Trendrapport open data 2015

Het kabinet kan nog veel meer gegevens als open data aanbieden dan op dit moment het geval is. Dat blijkt uit internationale voorbeelden waarbij meer informatie als open data gepubliceerd wordt, zoals de zorg (data over verleende zorg) en voedselveiligheid (uitkomsten van inspectiebezoeken bij horecagelegenheden). Dit staat in ons Trendrapport open data 2015.
 

Conclusies

Gestage opmars

We zien dat het kabinet en de afzonderlijke departementen in het afgelopen jaar stappen hebben gezet om ervoor te zorgen dat open data gangbaarder worden. Mede naar aanleiding van ons eerste Trendrapport open data coördineert het Ministerie van BZK momenteel een rijksbrede dataset-inventarisatie. Uit die inventarisatie wordt voorjaar 2015 duidelijker over welke data (open en gesloten) de overheid beschikt. Dit is een belangrijke stap, omdat daarmee beter kan worden bepaald welke open data beschikbaar kunnen worden. Hiermee volgt Nederland de goede voorbeelden van het Verenigd Koninkrijk en de Verenigde Staten. Deze landen ontsluiten via nationale dataportalen open data en bieden inzicht in welke data (vooralsnog) gesloten zijn. Dat past bij een open en transparante overheid.

Aanbod van open data nog gefragmenteerd en eenzijdig

Toch is het aanbod van open data in Nederland, voor zover het ons nationale openda­taportaal betreft, in het afgelopen jaar niet substantieel toegenomen. Departementen hebben bovendien (soms noodgedwongen) voor eigen portalen gekozen, waardoor er een gefragmenteerd landschap is ontstaan aan de aanbodkant van open data. De aan­staande upgrade van data.overheid.nl gaat daar wellicht verbetering in aanbrengen. We zien ook dat het aanbod van open data via het nationale portaal eenzijdig is. Vrijwel alle open data zijn geodata, vrijwel allemaal afkomstig van Rijkswaterstaat. Data die van belang zijn voor publieke controle van overheidsfinanciën en overheidshandelen (‘doedata’) zijn nog amper beschikbaar.

Aanbevelingen

Voor een verdere ontwikkeling van het Nederlandse opendata-beleid zien wij de vol­gende aandachtspunten:

1. Bepaal ambities en mijlpalen in een concreet actieplan

Op basis van de uitkomsten van de rijksbrede data-inventarisatie moeten ministers onderling en met de Tweede Kamer concrete afspraken maken over het ontsluiten van specifieke datasets.

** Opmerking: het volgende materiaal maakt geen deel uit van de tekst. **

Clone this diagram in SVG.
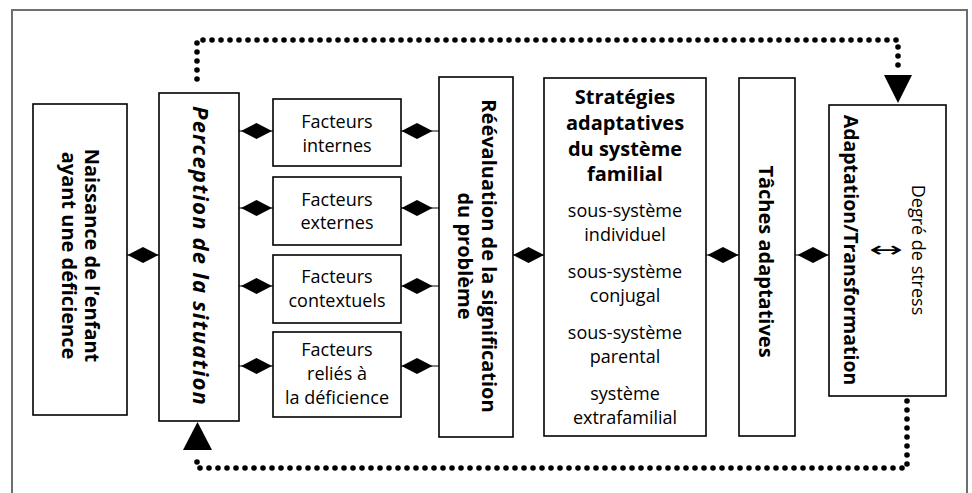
<svg xmlns="http://www.w3.org/2000/svg" xmlns:xlink="http://www.w3.org/1999/xlink" width="972" height="493" viewBox="0 0 972 493">
  <style>
    .box { fill: #fff; stroke: #000; stroke-width: 1.6; }
    .t { font-family: "Open Sans", "Noto Sans", sans-serif; fill: #000; text-anchor: middle; }
    .b { font-weight: bold; font-size: 20px; }
    .n { font-weight: normal; font-size: 18px; }
    .bi { font-weight: bold; font-style: italic; font-size: 22px; letter-spacing: 1.2px; }
    .dot { fill: none; stroke: #000; stroke-width: 5.6; stroke-linecap: round; stroke-dasharray: 0 9; }
    .link { stroke: #000; stroke-width: 1; }
  </style>
  <defs>
    <path id="dia" d="M-15.5,0 L0,-8 L15.5,0 L0,8 Z" fill="#000"/>
  </defs>
  <rect width="972" height="493" fill="#fff"/>
  <rect x="12" y="10" width="955" height="510" fill="none" stroke="#6e6e6e" stroke-width="2"/>

  <g id="connectors">
    <path class="dot" d="M197,79 V40 H898 V68"/>
    <polygon points="884,75 912,75 898,103" fill="#000"/>
    <path class="dot" d="M907,401 V468 H197 V455"/>
    <polygon points="183,450 212,450 197.5,422" fill="#000"/>

    <line class="link" x1="127" y1="255" x2="159" y2="255"/>
    <use xlink:href="#dia" x="143" y="255"/>

    <line class="link" x1="239" y1="131" x2="273" y2="131"/>
    <use xlink:href="#dia" x="256.5" y="131"/>
    <line class="link" x1="239" y1="208" x2="273" y2="208"/>
    <use xlink:href="#dia" x="256.5" y="208"/>
    <line class="link" x1="239" y1="286" x2="273" y2="286"/>
    <use xlink:href="#dia" x="256.5" y="286"/>
    <line class="link" x1="239" y1="366" x2="273" y2="366"/>
    <use xlink:href="#dia" x="256.5" y="366"/>

    <line class="link" x1="401" y1="131" x2="439" y2="131"/>
    <use xlink:href="#dia" x="417" y="131"/>
    <line class="link" x1="401" y1="208" x2="439" y2="208"/>
    <use xlink:href="#dia" x="417" y="208"/>
    <line class="link" x1="401" y1="286" x2="439" y2="286"/>
    <use xlink:href="#dia" x="417" y="286"/>
    <line class="link" x1="401" y1="366" x2="439" y2="366"/>
    <use xlink:href="#dia" x="417" y="366"/>

    <line class="link" x1="513" y1="255" x2="544" y2="255"/>
    <use xlink:href="#dia" x="528.5" y="255"/>
    <line class="link" x1="706" y1="255" x2="739" y2="255"/>
    <use xlink:href="#dia" x="723" y="255"/>
    <line class="link" x1="795" y1="255" x2="829" y2="255"/>
    <use xlink:href="#dia" x="813" y="255"/>
  </g>

  <g id="naissance">
    <rect class="box" x="33" y="104" width="94" height="311"/>
    <text class="t b" transform="translate(85,255.5) rotate(90)">Naissance de l’enfant</text>
    <text class="t b" transform="translate(61.5,255.5) rotate(90)">ayant une déficience</text>
  </g>

  <g id="perception">
    <rect class="box" x="159" y="93" width="80" height="328"/>
    <text class="t bi" transform="translate(193,256) rotate(90)">Perception de la situation</text>
  </g>

  <g id="facteurs-internes">
    <rect class="box" x="273" y="99" width="128" height="67"/>
    <text class="t n" x="337" y="128">Facteurs</text>
    <text class="t n" x="337" y="151.5">internes</text>
  </g>
  <g id="facteurs-externes">
    <rect class="box" x="273" y="177" width="128" height="68"/>
    <text class="t n" x="337" y="205.5">Facteurs</text>
    <text class="t n" x="337" y="229">externes</text>
  </g>
  <g id="facteurs-contextuels">
    <rect class="box" x="273" y="255" width="128" height="68"/>
    <text class="t n" x="337" y="283">Facteurs</text>
    <text class="t n" x="337" y="306.5">contextuels</text>
  </g>
  <g id="facteurs-deficience">
    <rect class="box" x="273" y="332" width="128" height="85"/>
    <text class="t n" x="337" y="356">Facteurs</text>
    <text class="t n" x="337" y="380">reliés à</text>
    <text class="t n" x="337" y="404">la déficience</text>
  </g>

  <g id="reevaluation">
    <rect class="box" x="439" y="77" width="74" height="360"/>
    <text class="t b" transform="translate(482,256) rotate(90)">Réévaluation de la signification</text>
    <text class="t b" transform="translate(457.5,256) rotate(90)">du problème</text>
  </g>

  <g id="strategies">
    <rect class="box" x="544" y="78" width="162" height="358"/>
    <text class="t b" x="625" y="104">Stratégies</text>
    <text class="t b" x="625" y="130">adaptatives</text>
    <text class="t b" x="625" y="156">du système</text>
    <text class="t b" x="625" y="181">familial</text>
    <text class="t n" x="625" y="217">sous-système</text>
    <text class="t n" x="625" y="240.5">individuel</text>
    <text class="t n" x="625" y="278">sous-système</text>
    <text class="t n" x="625" y="301.5">conjugal</text>
    <text class="t n" x="625" y="339">sous-système</text>
    <text class="t n" x="625" y="362.5">parental</text>
    <text class="t n" x="625" y="400">système</text>
    <text class="t n" x="625" y="423.5">extrafamilial</text>
  </g>

  <g id="taches">
    <rect class="box" x="739" y="78" width="56" height="358"/>
    <text class="t b" transform="translate(759,261.5) rotate(90)">Tâches adaptatives</text>
  </g>

  <g id="adaptation">
    <rect class="box" x="829" y="105" width="117" height="291"/>
    <text class="t b" style="font-size:19.5px" transform="translate(844,250) rotate(90)">Adaptation/Transformation</text>
    <text class="t n" transform="translate(911.5,250) rotate(90)">Degré de stress</text>
    <text x="869" y="257" font-family="'DejaVu Sans', sans-serif" font-size="22" textLength="34" lengthAdjust="spacingAndGlyphs">↔</text>
  </g>
</svg>
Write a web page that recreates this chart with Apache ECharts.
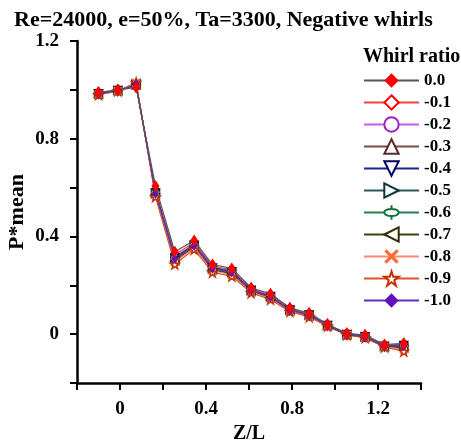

2. Verplicht actief open maken van data

Wij vinden een verplichting tot actief open maken van data wenselijk en nodig, zeker als het gaat om data die onderdeel uitmaken van de nationale informatie-infrastruc­tuur.

3. Ontwikkel een Nationale Informatie-Infrastructuur

Een belangrijk onderdeel van een concreet actieplan is het naar Engels voorbeeld ont­wikkelen van een Nationale Informatie Infrastructuur. Het kabinet zou - aan de hand van de rijksbrede data-inventarisatie - moeten verkennen welke data het grootste maat­schappelijke belang hebben en welke data dus in ieder geval open moeten zijn.

4. Aan de slag met open data bij bijvoorbeeld de decentralisaties sociale domein

De minister van BZK zou, gedurende de transitieperiode van de decentralisaties in het sociaal domein, het voortouw moeten nemen bij het ontwikkelen van een gemeenschappelijke taal voor zowel uitgaven als resultaten van beleid. Ook zou hij bestaand instrumentarium (BBV en IV3) verder moeten ontwikkelen.